Two Kazakhs arrested for spreading rumours

ALMATY, JULY 27 2016 (The Conway Bulletin) — Kazakh police arrested two people for spreading false information of a major terrorist attack in Almaty via Whatsapp after a lone gunman killed five people earlier this month.

The authorities have said they will take a tough attitude against people who spread rumours. Many Kazakhs are signed up to a series of Whatsapp news groups through which they share information.

On July 18, after a gunman killed eight people in Almaty, security forces ordered people to stay inside. A series of Whatsapp messages about the deteriorating scenario filled the news vacuum.

Ruslan, a 23-year-old Almaty resident, explained.
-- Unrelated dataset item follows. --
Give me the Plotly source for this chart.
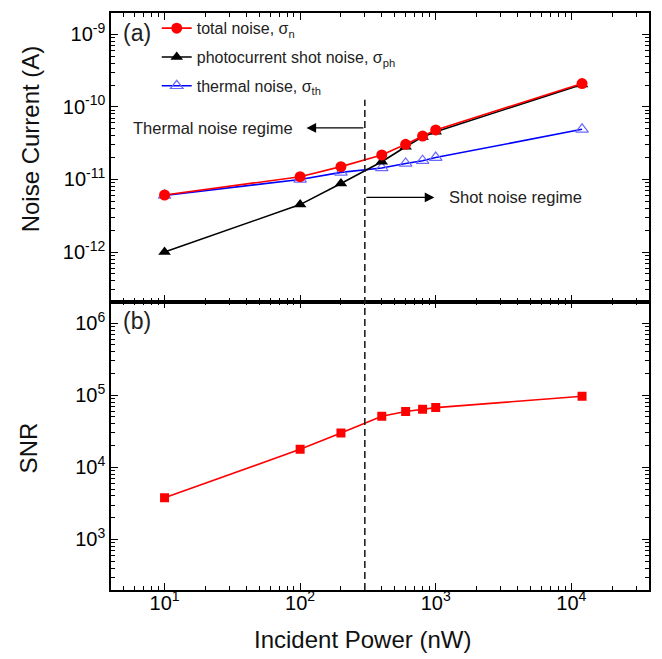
import numpy as np
import plotly.graph_objects as go

# ---------------- data ----------------
power_nW = [10, 100, 200, 400, 600, 800, 1000, 12000]
total_noise = [6.1e-12, 1.09e-11, 1.50e-11, 2.17e-11, 3.05e-11, 3.95e-11, 4.8e-11, 2.09e-10]
shot_noise = [1.0e-12, 4.5e-12, 8.8e-12, 1.75e-11, 2.82e-11, 3.85e-11, 4.55e-11, 2.03e-10]
thermal_noise = [6.0e-12, 1.0e-11, 1.25e-11, 1.44e-11, 1.66e-11, 1.81e-11, 2.0e-11, 4.9e-11]
snr = [3770, 17800, 29900, 51000, 59300, 63800, 67300, 96600]

regime_boundary_nW = 300

x_tick_exp = [1, 2, 3, 4]
y1_tick_exp = [-9, -10, -11, -12]
y2_tick_exp = [3, 4, 5, 6]

FONT = "Liberation Sans, Arial, sans-serif"


def ticks(exps):
    vals = [10.0 ** e for e in exps]
    text = ["10<sup>%d</sup>" % e for e in exps]
    return vals, text


def minor_vals(lo, hi):
    out = []
    for e in range(lo, hi + 1):
        for k in range(2, 10):
            out.append(k * 10.0 ** e)
    return out


fig = go.Figure()

# draw order: thermal, shot, total (total on top); legend order via legendrank
fig.add_trace(go.Scatter(
    x=power_nW, y=thermal_noise, mode="lines+markers",
    name="thermal noise, σ<sub>th</sub>", legendrank=3, legendgroup="c",
    line=dict(color="#0000FF", width=1.6),
    marker=dict(symbol="triangle-up-open", size=11, color="#6A6AFF", line=dict(width=1.2)),
    xaxis="x", yaxis="y"))
fig.add_trace(go.Scatter(
    x=power_nW, y=shot_noise, mode="lines+markers",
    name="photocurrent shot noise, σ<sub>ph</sub>", legendrank=2, legendgroup="b",
    line=dict(color="#000000", width=1.6),
    marker=dict(symbol="triangle-up", size=11, color="#000000"),
    xaxis="x", yaxis="y"))
fig.add_trace(go.Scatter(
    x=power_nW, y=total_noise, mode="lines+markers",
    name="total noise, σ<sub>n</sub>", legendrank=1, legendgroup="a",
    line=dict(color="#FF0000", width=1.6),
    marker=dict(symbol="circle", size=11, color="#FF0000"),
    xaxis="x", yaxis="y"))
fig.add_trace(go.Scatter(
    x=power_nW, y=snr, mode="lines+markers", showlegend=False,
    line=dict(color="#FF0000", width=1.6),
    marker=dict(symbol="square", size=9, color="#FF0000"),
    xaxis="x2", yaxis="y2"))

xv, xt = ticks(x_tick_exp)
y1v, y1t = ticks(y1_tick_exp)
y2v, y2t = ticks(y2_tick_exp)

axis_common = dict(
    type="log", showline=True, linecolor="black", linewidth=1.5, mirror="allticks",
    ticks="inside", ticklen=7, tickwidth=1.3, tickcolor="black", showgrid=False,
    zeroline=False, tickmode="array",
    tickfont=dict(family=FONT, size=20, color="black"),
)
xrange = [0.605, 4.573]

fig.update_layout(
    width=662, height=659,
    margin=dict(l=111, r=11, t=12, b=69),
    paper_bgcolor="white", plot_bgcolor="white",
    font=dict(family=FONT, color="#222222"),
    xaxis=dict(axis_common, domain=[0, 1], anchor="y", range=xrange,
               tickvals=xv, ticktext=xt, showticklabels=False,
               minor=dict(tickmode="array", tickvals=minor_vals(0, 4), ticks="inside",
                          ticklen=4, tickwidth=1.1, tickcolor="black")),
    yaxis=dict(axis_common, domain=[0.5, 1], anchor="x", range=[-12.682, -8.707],
               tickvals=y1v, ticktext=y1t,
               minor=dict(tickmode="array", tickvals=minor_vals(-13, -9), ticks="inside",
                          ticklen=4, tickwidth=1.1, tickcolor="black")),
    xaxis2=dict(axis_common, domain=[0, 1], anchor="y2", range=xrange,
                tickvals=xv, ticktext=xt, ticklabelstandoff=-6,
                minor=dict(tickmode="array", tickvals=minor_vals(0, 4), ticks="inside",
                           ticklen=4, tickwidth=1.1, tickcolor="black")),
    yaxis2=dict(axis_common, domain=[0, 0.5], anchor="x2", range=[2.298, 6.30],
                tickvals=y2v, ticktext=y2t,
                minor=dict(tickmode="array", tickvals=minor_vals(2, 6), ticks="inside",
                           ticklen=4, tickwidth=1.1, tickcolor="black")),
    legend=dict(x=0.085, y=1.003, xanchor="left", yanchor="top",
                bgcolor="rgba(0,0,0,0)", traceorder="grouped", tracegroupgap=5,
                font=dict(family=FONT, size=16, color="#222222")),
    showlegend=True,
)

# regime boundary (dashed vertical line)
fig.add_shape(type="line", xref="x", yref="paper",
              x0=regime_boundary_nW, x1=regime_boundary_nW, y0=0, y1=0.8495,
              line=dict(color="#222222", width=1.6, dash="7px,4px"))

lb = np.log10(regime_boundary_nW)
y_th = -10.29
y_sh = -11.248
ann = []
# arrows
ann.append(dict(xref="x", yref="y", axref="x", ayref="y",
                x=2.047, y=y_th, ax=lb, ay=y_th, text="", showarrow=True,
                arrowhead=2, arrowsize=1.6, arrowwidth=1.2, arrowcolor="black",
                standoff=0, startstandoff=0))
ann.append(dict(xref="x", yref="y", axref="x", ayref="y",
                x=2.990, y=y_sh, ax=lb, ay=y_sh, text="", showarrow=True,
                arrowhead=2, arrowsize=1.6, arrowwidth=1.2, arrowcolor="black",
                standoff=0, startstandoff=0))
ann.append(dict(xref="x", yref="y", x=1.358, y=y_th, text="Thermal noise regime",
                xanchor="center", yanchor="middle",
                showarrow=False, font=dict(family=FONT, size=16.5, color="#222222")))
ann.append(dict(xref="x", yref="y", x=3.586, y=y_sh, text="Shot noise regime",
                xanchor="center", yanchor="middle",
                showarrow=False, font=dict(family=FONT, size=16.5, color="#222222")))
# panel labels
ann.append(dict(xref="paper", yref="paper", x=0.0484, y=0.966, text="(a)",
                xanchor="center", yanchor="middle",
                showarrow=False, font=dict(family=FONT, size=23, color="#222222")))
ann.append(dict(xref="paper", yref="paper", x=0.0484, y=0.4654, text="(b)",
                xanchor="center", yanchor="middle",
                showarrow=False, font=dict(family=FONT, size=23, color="#222222")))
# axis titles
ann.append(dict(xref="paper", yref="paper", x=-0.1495, y=0.782, text="Noise Current (A)",
                xanchor="center", yanchor="middle", textangle=-90,
                showarrow=False, font=dict(family=FONT, size=24, color="#111111")))
ann.append(dict(xref="paper", yref="paper", x=-0.154, y=0.2457, text="SNR",
                xanchor="center", yanchor="middle", textangle=-90,
                showarrow=False, font=dict(family=FONT, size=24, color="#111111")))
ann.append(dict(xref="paper", yref="paper", x=0.4674, y=-0.0865, text="Incident Power (nW)",
                xanchor="center", yanchor="middle",
                showarrow=False, font=dict(family=FONT, size=24, color="#111111")))
fig.update_layout(annotations=ann)

fig.write_html("out.html", config={"displayModeBar": False},
               post_script="document.body.style.margin='0px';")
“I received many pictures and voice messages on my chat groups on Whatsapp,” he told The Conway Bulletin. “But in the end most of that information from voice messages turned out to be fake.”

An interior ministry spokesperson said a 20-year old woman was arrested for spreading false information about hostages being taken at a shopping mall and another man was arrested for spreading rumours that hundreds of armed men were marching through an Almaty suburb.

In February 2014, rumours spread about the bankruptcy of three of Kazakhstan’s biggest banks, triggering a run on the banks and a shortage of cash. In response, a new law came into force making the spread of false information punishable by 10 years inprison.